Adams Papers

To John Adams from Timothy Pickering, 16 January 1796

State of the Fortifications of the United States.

War Office, January 16th, 1796.

Portland, in the District of Maine.—The works consist of a fort, a citadel, a battery for ten pieces of cannon, an artillery store, a guard house, an air furnace for heating shot, and a covered way from the fort to the battery.

The works are substantially executed, excepting the covered way; to complete this, the earth on the spot being of a bad quality, with the necessary supports of stones and sods, is estimated at four hundred dollars.
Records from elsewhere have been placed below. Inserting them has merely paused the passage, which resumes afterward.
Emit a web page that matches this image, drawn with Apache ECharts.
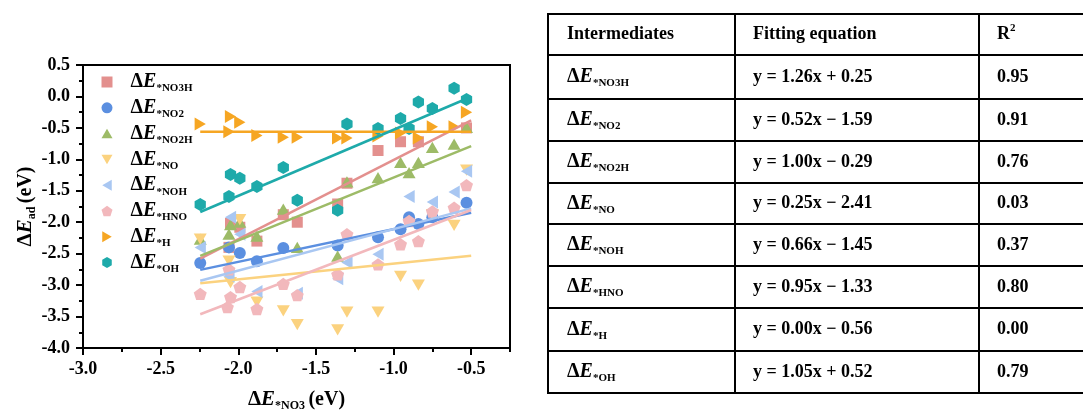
<!DOCTYPE html>
<html>
<head>
<meta charset="utf-8">
<script src="https://cdn.jsdelivr.net/npm/echarts@6/dist/echarts.min.js"></script>
<style>
  html, body { margin: 0; padding: 0; background: #fff; }
  #chart { width: 1083px; height: 417px; }
</style>
</head>
<body>
<div id="chart"></div>
<script>
const FONT = '"Liberation Serif", "Times New Roman", serif';

// Intermediates (legend / table order)
const species = ['*NO3H', '*NO2', '*NO2H', '*NO', '*NOH', '*HNO', '*H', '*OH'];
const colors = ['#e3908e', '#5b8fe0', '#9dbb67', '#fbd27f', '#a9c7f2', '#f2b8bc', '#f6a623', '#1eaaaa'];

// Linear fits  y = slope * x + intercept
const slopes = [1.26, 0.52, 1.00, 0.25, 0.66, 0.95, 0.00, 1.05];
const intercepts = [0.25, -1.59, -0.29, -2.41, -1.45, -1.33, -0.56, 0.52];
const r2 = ['0.95', '0.91', '0.76', '0.03', '0.37', '0.80', '0.00', '0.79'];
const fitRange = [-2.245, -0.5];

// Adsorption energies [ΔE*NO3, ΔE_ad] (eV)
const ptsNO3H = [[-2.06, -2.40], [-2.05, -2.02], [-1.99, -2.08], [-1.88, -2.30], [-1.71, -1.88], [-1.62, -2.00],
  [-1.36, -1.71], [-1.30, -1.38], [-1.10, -0.86], [-0.955, -0.72], [-0.84, -0.72], [-0.53, -0.50]];
const ptsNO2 = [[-2.245, -2.65], [-2.06, -2.40], [-1.99, -2.49], [-1.88, -2.62], [-1.71, -2.41], [-1.36, -2.37],
  [-1.10, -2.24], [-0.955, -2.11], [-0.90, -1.92], [-0.84, -2.03], [-0.75, -1.92], [-0.53, -1.69]];
const ptsNO2H = [[-2.245, -2.27], [-2.06, -2.19], [-2.05, -2.04], [-1.99, -2.00], [-1.88, -2.22], [-1.71, -1.79],
  [-1.62, -2.40], [-1.36, -2.54], [-1.30, -1.36], [-1.10, -1.29], [-0.955, -1.05], [-0.90, -1.21],
  [-0.84, -1.05], [-0.75, -0.81], [-0.61, -0.76], [-0.53, -0.49]];
const ptsNO = [[-2.245, -2.27], [-2.06, -2.62], [-2.05, -2.96], [-1.99, -1.96], [-1.88, -3.27], [-1.71, -3.41],
  [-1.62, -3.63], [-1.36, -3.71], [-1.30, -3.43], [-1.10, -3.43], [-0.955, -2.86], [-0.84, -3.00],
  [-0.75, -1.88], [-0.61, -2.05], [-0.53, -1.17]];
const ptsNOH = [[-2.245, -2.40], [-2.06, -2.86], [-2.05, -1.92], [-1.99, -2.19], [-1.88, -3.10], [-1.62, -3.13],
  [-1.36, -2.90], [-1.30, -2.64], [-1.10, -2.51], [-0.90, -1.59], [-0.75, -1.68], [-0.61, -1.52], [-0.53, -1.19]];
const ptsHNO = [[-2.245, -3.14], [-2.06, -2.75], [-2.05, -3.19], [-2.07, -3.35], [-1.99, -3.03], [-1.88, -3.38],
  [-1.71, -2.98], [-1.62, -3.16], [-1.36, -2.83], [-1.30, -2.19], [-1.10, -2.67], [-0.955, -2.35],
  [-0.90, -1.98], [-0.84, -2.30], [-0.75, -1.83], [-0.61, -1.77], [-0.53, -1.41]];
const ptsH = [[-2.245, -0.44], [-2.06, -0.56], [-2.05, -0.32], [-1.99, -0.41], [-1.88, -0.62], [-1.71, -0.65],
  [-1.62, -0.65], [-1.36, -0.66], [-1.30, -0.66], [-1.10, -0.63], [-0.955, -0.58], [-0.84, -0.66],
  [-0.75, -0.48], [-0.61, -0.48], [-0.53, -0.25]];
const ptsOH = [[-2.245, -1.72], [-2.06, -1.59], [-2.05, -1.24], [-1.99, -1.30], [-1.88, -1.43], [-1.71, -1.13],
  [-1.62, -1.65], [-1.36, -1.81], [-1.30, -0.44], [-1.10, -0.51], [-0.955, -0.35], [-0.90, -0.51],
  [-0.84, -0.09], [-0.75, -0.19], [-0.61, 0.13], [-0.53, -0.05]];
const pointSets = [ptsNO3H, ptsNO2, ptsNO2H, ptsNO, ptsNOH, ptsHNO, ptsH, ptsOH];

// Table headers
const headers = ['Intermediates', 'Fitting equation', 'R2'];

// marker shapes (pre-oriented so the legend icons match the plotted marks)
const HEX = 'path://M0,-10L8.66,-5L8.66,5L0,10L-8.66,5L-8.66,-5Z';
const PENT = 'path://M0,-10L9.51,-3.09L5.88,8.09L-5.88,8.09L-9.51,-3.09Z';
const TRI_UP = 'path://M0,-10L10,7.3L-10,7.3Z';
const TRI_DOWN = 'path://M0,10L10,-7.3L-10,-7.3Z';
const TRI_LEFT = 'path://M-10,0L7.3,-10L7.3,10Z';
const TRI_RIGHT = 'path://M10,0L-7.3,-10L-7.3,10Z';
const markers = [
  { symbol: 'rect', size: 11 },
  { symbol: 'circle', size: 12 },
  { symbol: TRI_UP, size: 13 },
  { symbol: TRI_DOWN, size: 13 },
  { symbol: TRI_LEFT, size: 13 },
  { symbol: PENT, size: 13 },
  { symbol: TRI_RIGHT, size: 13 },
  { symbol: HEX, size: 13 }
];

const chart = echarts.init(document.getElementById('chart'), null, { renderer: 'canvas' });

// rich text pieces for "ΔE" with a subscript
const richLabel = {
  d: { fontFamily: FONT, fontWeight: 'bold', fontSize: 21, lineHeight: 24, color: '#000' },
  e: { fontFamily: FONT, fontWeight: 'bold', fontStyle: 'italic', fontSize: 21, lineHeight: 24, color: '#000' },
  s: { fontFamily: FONT, fontWeight: 'bold', fontSize: 12, lineHeight: 12, verticalAlign: 'bottom', color: '#000' },
  u: { fontFamily: FONT, fontWeight: 'bold', fontSize: 20, lineHeight: 24, color: '#000' }
};
const legendRich = {
  d: { fontFamily: FONT, fontWeight: 'bold', fontSize: 20, lineHeight: 24, color: '#000', padding: [0, 0, 0, 13] },
  e: { fontFamily: FONT, fontWeight: 'bold', fontStyle: 'italic', fontSize: 20, lineHeight: 24, color: '#000' },
  s: { fontFamily: FONT, fontWeight: 'bold', fontSize: 11, lineHeight: 12, verticalAlign: 'bottom', color: '#000' }
};

const series = [];
species.forEach((name, i) => {
  series.push({
    type: 'scatter',
    name: name,
    data: pointSets[i],
    symbol: markers[i].symbol,
    symbolSize: markers[i].size,
    symbolKeepAspect: true,
    itemStyle: { color: colors[i], opacity: 1 },
    emphasis: { disabled: true },
    z: 2
  });
});
species.forEach((name, i) => {
  series.push({
    type: 'line',
    name: 'fit ' + name,
    data: fitRange.map(x => [x, slopes[i] * x + intercepts[i]]),
    showSymbol: false,
    symbol: 'none',
    lineStyle: { color: colors[i], width: 2.5 },
    emphasis: { disabled: true },
    silent: true,
    z: 3
  });
});

// ---- table on the right ----
const colX = [548, 735, 979, 1090];
const rowY = [14, 55, 99, 141, 183, 224, 266, 308, 351, 393];
const textX = [567, 753, 997];
const graphics = [];
rowY.forEach(y => {
  graphics.push({ type: 'line', shape: { x1: colX[0] - 1, y1: y, x2: colX[3], y2: y },
    style: { stroke: '#000', lineWidth: 2 }, silent: true });
});
colX.forEach(x => {
  graphics.push({ type: 'line', shape: { x1: x, y1: rowY[0], x2: x, y2: rowY[rowY.length - 1] },
    style: { stroke: '#000', lineWidth: 2 }, silent: true });
});
const cellFont = 'bold 18px ' + FONT;
const tRich = {
  d: { fontFamily: FONT, fontWeight: 'bold', fontSize: 20, lineHeight: 24, fill: '#000' },
  e: { fontFamily: FONT, fontWeight: 'bold', fontStyle: 'italic', fontSize: 20, lineHeight: 24, fill: '#000' },
  s: { fontFamily: FONT, fontWeight: 'bold', fontSize: 11, lineHeight: 12, verticalAlign: 'bottom', fill: '#000' },
  t: { fontFamily: FONT, fontWeight: 'bold', fontSize: 18, lineHeight: 24, fill: '#000' },
  sup: { fontFamily: FONT, fontWeight: 'bold', fontSize: 11, lineHeight: 13, verticalAlign: 'top', fill: '#000' }
};
function cellText(x, y, text, rich) {
  const style = { text: text, fill: '#000', font: cellFont, align: 'left', verticalAlign: 'middle',
    textAlign: 'left', textVerticalAlign: 'middle' };
  if (rich) style.rich = tRich;
  return { type: 'text', x: x, y: y, style: style, silent: true };
}
const headY = (rowY[0] + rowY[1]) / 2;
graphics.push(cellText(textX[0], headY, headers[0]));
graphics.push(cellText(textX[1], headY, headers[1]));
graphics.push(cellText(textX[2], headY, '{t|R}{sup|2}', true));
const fmt = v => v.toFixed(2);
species.forEach((name, i) => {
  const cy = (rowY[i + 1] + rowY[i + 2]) / 2;
  const b = intercepts[i];
  const eq = 'y = ' + fmt(slopes[i]) + 'x ' + (b < 0 ? '\u2212 ' : '+ ') + fmt(Math.abs(b));
  graphics.push(cellText(textX[0], cy, '{d|\u0394}{e|E}{s|' + name + '}', true));
  graphics.push(cellText(textX[1], cy, eq));
  graphics.push(cellText(textX[2], cy, r2[i]));
});

const axisLabelStyle = { fontFamily: FONT, fontWeight: 'bold', fontSize: 18, color: '#000' };

chart.setOption({
  animation: false,
  backgroundColor: '#fff',
  grid: { left: 83, top: 65, width: 427, height: 283, show: true, borderColor: '#000', borderWidth: 2,
    backgroundColor: 'transparent' },
  legend: {
    data: species,
    orient: 'vertical',
    left: 101.5,
    top: 72,
    padding: 0,
    itemGap: 3.8,
    itemWidth: 11,
    itemHeight: 11,
    selectedMode: false,
    formatter: n => '{d|\u0394}{e|E}{s|' + n + '}',
    textStyle: { rich: legendRich }
  },
  xAxis: [{
    type: 'value', min: -3, max: -0.25, interval: 0.5,
    name: '{d|\u0394}{e|E}{s|*NO3} {u|(eV)}',
    nameLocation: 'middle', nameGap: 40,
    nameTextStyle: { rich: richLabel },
    axisLine: { show: true, onZero: false, lineStyle: { color: '#000', width: 2 } },
    axisTick: { show: true, inside: false, length: 7, lineStyle: { color: '#000', width: 2 } },
    minorTick: { show: false },
    axisLabel: { show: true, margin: 12, showMaxLabel: false, formatter: v => v.toFixed(1), ...axisLabelStyle },
    splitLine: { show: false }
  }, {
    // minor ticks every 0.25
    type: 'value', min: -3, max: -0.25, interval: 0.25, position: 'bottom',
    axisLine: { show: false, onZero: false },
    axisTick: { show: true, inside: false, length: 4, lineStyle: { color: '#000', width: 2 } },
    axisLabel: { show: false },
    splitLine: { show: false }
  }],
  yAxis: {
    type: 'value', min: -4, max: 0.5, interval: 0.5,
    name: '{d|\u0394}{e|E}{s|ad} {u|(eV)}',
    nameLocation: 'middle', nameGap: 45,
    nameTextStyle: { rich: richLabel },
    axisLine: { show: true, onZero: false, lineStyle: { color: '#000', width: 2 } },
    axisTick: { show: true, inside: false, length: 7, lineStyle: { color: '#000', width: 2 } },
    minorTick: { show: true, splitNumber: 2, length: 4, lineStyle: { color: '#000', width: 2 } },
    axisLabel: { show: true, margin: 13, formatter: v => v.toFixed(1), ...axisLabelStyle },
    splitLine: { show: false }
  },
  series: series,
  graphic: graphics
});
</script>
</body>
</html>
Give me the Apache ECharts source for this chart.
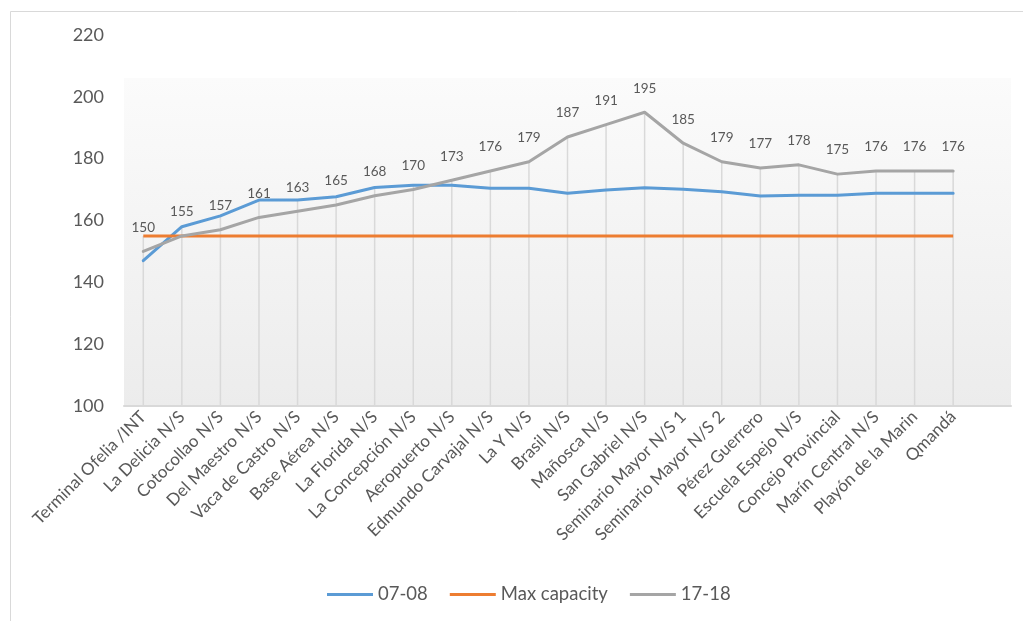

Levelling the earth round the works, fencing the land pertaining to them, a pump for the well, painting the wood work, and rendering the whole perfectly complete, the estimate is four hundred and seventy-one dollars, in the whole eight hundred and seventy-one dollars.

Portsmouth, New Hampshire.—The works consist of a fort, a citadel, an artillery store, and a reverberatory furnace. These are all completed, excepting a little carpenters’ work, suspended to let the wood season, and which may cost about fifty dollars. But a small and unforeseen expense must be incurred, for a drain to carry the water from the magazine, and may cost one hundred dollars.

Gloucester, (Cape Ann.)—The works consist of a battery and a citadel. These are completed. But to enclose the fort, towards the town, the cost is estimated at one thousand four hundred dollars. This, however, may be postponed till circumstances require it to be done.

Salem.—The works, consisting of a fort and citadel, have been erected.

A gate remains to be made, and some repairs to the walls.

Marblehead.—A battery and a citadel have been erected. Any other works may be suspended until circumstances shall change.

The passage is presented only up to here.